Your instructions: Read the lines below and count those that have the word "script". Respond with the number only.

[Entries with chart source code]
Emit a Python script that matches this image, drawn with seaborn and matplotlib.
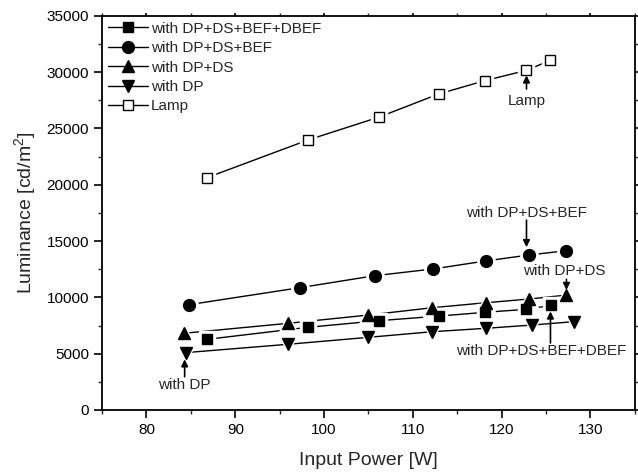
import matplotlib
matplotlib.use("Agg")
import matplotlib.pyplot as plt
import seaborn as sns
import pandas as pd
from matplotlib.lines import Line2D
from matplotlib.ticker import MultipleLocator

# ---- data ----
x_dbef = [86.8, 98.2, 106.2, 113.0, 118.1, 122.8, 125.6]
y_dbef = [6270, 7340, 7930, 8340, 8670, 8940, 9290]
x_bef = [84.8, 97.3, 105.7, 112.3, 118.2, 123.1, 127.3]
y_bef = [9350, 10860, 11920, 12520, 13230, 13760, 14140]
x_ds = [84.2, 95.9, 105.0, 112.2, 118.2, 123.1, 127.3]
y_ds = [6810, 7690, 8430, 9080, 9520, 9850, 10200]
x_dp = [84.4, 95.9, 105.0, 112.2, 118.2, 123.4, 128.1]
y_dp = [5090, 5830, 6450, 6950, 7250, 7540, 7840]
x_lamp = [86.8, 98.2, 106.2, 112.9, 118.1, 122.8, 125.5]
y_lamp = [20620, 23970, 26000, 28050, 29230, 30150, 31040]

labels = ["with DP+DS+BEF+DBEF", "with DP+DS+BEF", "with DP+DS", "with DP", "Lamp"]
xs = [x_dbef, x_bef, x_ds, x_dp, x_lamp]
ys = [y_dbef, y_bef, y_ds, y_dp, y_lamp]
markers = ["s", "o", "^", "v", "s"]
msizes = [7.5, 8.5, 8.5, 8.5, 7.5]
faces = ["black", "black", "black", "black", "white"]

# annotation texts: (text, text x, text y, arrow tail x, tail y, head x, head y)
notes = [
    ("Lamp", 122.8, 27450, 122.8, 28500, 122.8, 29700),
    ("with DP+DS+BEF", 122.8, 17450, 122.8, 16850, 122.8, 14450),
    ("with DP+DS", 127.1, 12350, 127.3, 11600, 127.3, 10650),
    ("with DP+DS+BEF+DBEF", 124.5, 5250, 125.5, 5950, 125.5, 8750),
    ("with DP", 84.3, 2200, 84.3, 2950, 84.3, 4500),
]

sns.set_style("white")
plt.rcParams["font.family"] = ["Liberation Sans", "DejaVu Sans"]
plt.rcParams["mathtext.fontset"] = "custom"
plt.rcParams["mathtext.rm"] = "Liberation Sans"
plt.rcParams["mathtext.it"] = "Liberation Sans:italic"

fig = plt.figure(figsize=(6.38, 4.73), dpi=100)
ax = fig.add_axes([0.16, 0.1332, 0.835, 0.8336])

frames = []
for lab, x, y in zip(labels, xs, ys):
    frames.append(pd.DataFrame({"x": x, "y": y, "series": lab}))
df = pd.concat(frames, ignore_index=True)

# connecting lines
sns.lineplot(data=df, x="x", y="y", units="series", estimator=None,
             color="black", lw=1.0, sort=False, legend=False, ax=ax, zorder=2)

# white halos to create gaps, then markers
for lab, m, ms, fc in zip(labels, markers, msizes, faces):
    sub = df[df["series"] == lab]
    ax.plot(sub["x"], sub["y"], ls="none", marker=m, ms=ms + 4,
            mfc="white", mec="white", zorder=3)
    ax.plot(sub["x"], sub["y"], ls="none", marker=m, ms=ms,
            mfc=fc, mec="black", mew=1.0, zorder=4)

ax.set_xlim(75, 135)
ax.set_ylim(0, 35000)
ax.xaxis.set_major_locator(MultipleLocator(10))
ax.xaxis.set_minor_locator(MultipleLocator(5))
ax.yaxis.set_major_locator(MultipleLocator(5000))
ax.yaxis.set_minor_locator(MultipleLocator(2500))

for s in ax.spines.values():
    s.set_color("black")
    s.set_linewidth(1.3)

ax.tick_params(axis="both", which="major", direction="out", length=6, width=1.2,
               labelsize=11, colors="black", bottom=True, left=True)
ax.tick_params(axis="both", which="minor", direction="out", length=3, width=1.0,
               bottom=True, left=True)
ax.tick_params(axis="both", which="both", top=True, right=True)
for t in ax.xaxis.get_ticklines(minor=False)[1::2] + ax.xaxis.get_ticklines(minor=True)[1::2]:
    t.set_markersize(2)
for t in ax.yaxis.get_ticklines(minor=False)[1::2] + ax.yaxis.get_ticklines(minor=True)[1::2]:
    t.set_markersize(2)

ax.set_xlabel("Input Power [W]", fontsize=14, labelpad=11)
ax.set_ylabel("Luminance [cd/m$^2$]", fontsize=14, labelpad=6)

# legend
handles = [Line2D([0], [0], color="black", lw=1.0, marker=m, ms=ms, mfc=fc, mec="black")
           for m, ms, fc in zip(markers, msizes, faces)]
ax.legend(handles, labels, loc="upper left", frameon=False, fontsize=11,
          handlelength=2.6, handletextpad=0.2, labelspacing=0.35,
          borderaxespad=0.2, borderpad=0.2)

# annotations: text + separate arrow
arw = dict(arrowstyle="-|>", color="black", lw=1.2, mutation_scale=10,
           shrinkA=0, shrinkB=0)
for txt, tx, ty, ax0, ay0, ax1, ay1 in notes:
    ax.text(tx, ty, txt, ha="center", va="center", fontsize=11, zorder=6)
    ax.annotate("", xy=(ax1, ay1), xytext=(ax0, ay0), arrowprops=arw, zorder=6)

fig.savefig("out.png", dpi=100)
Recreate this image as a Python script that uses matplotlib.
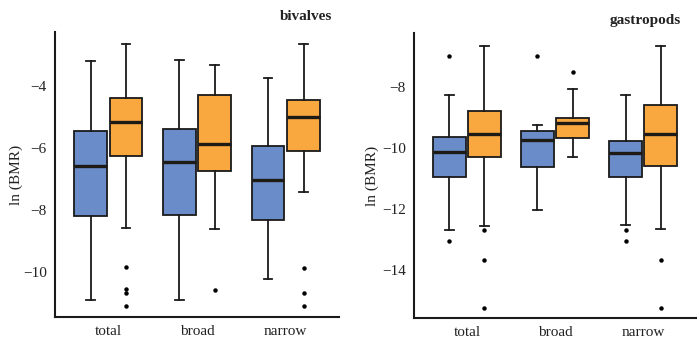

The answer: 2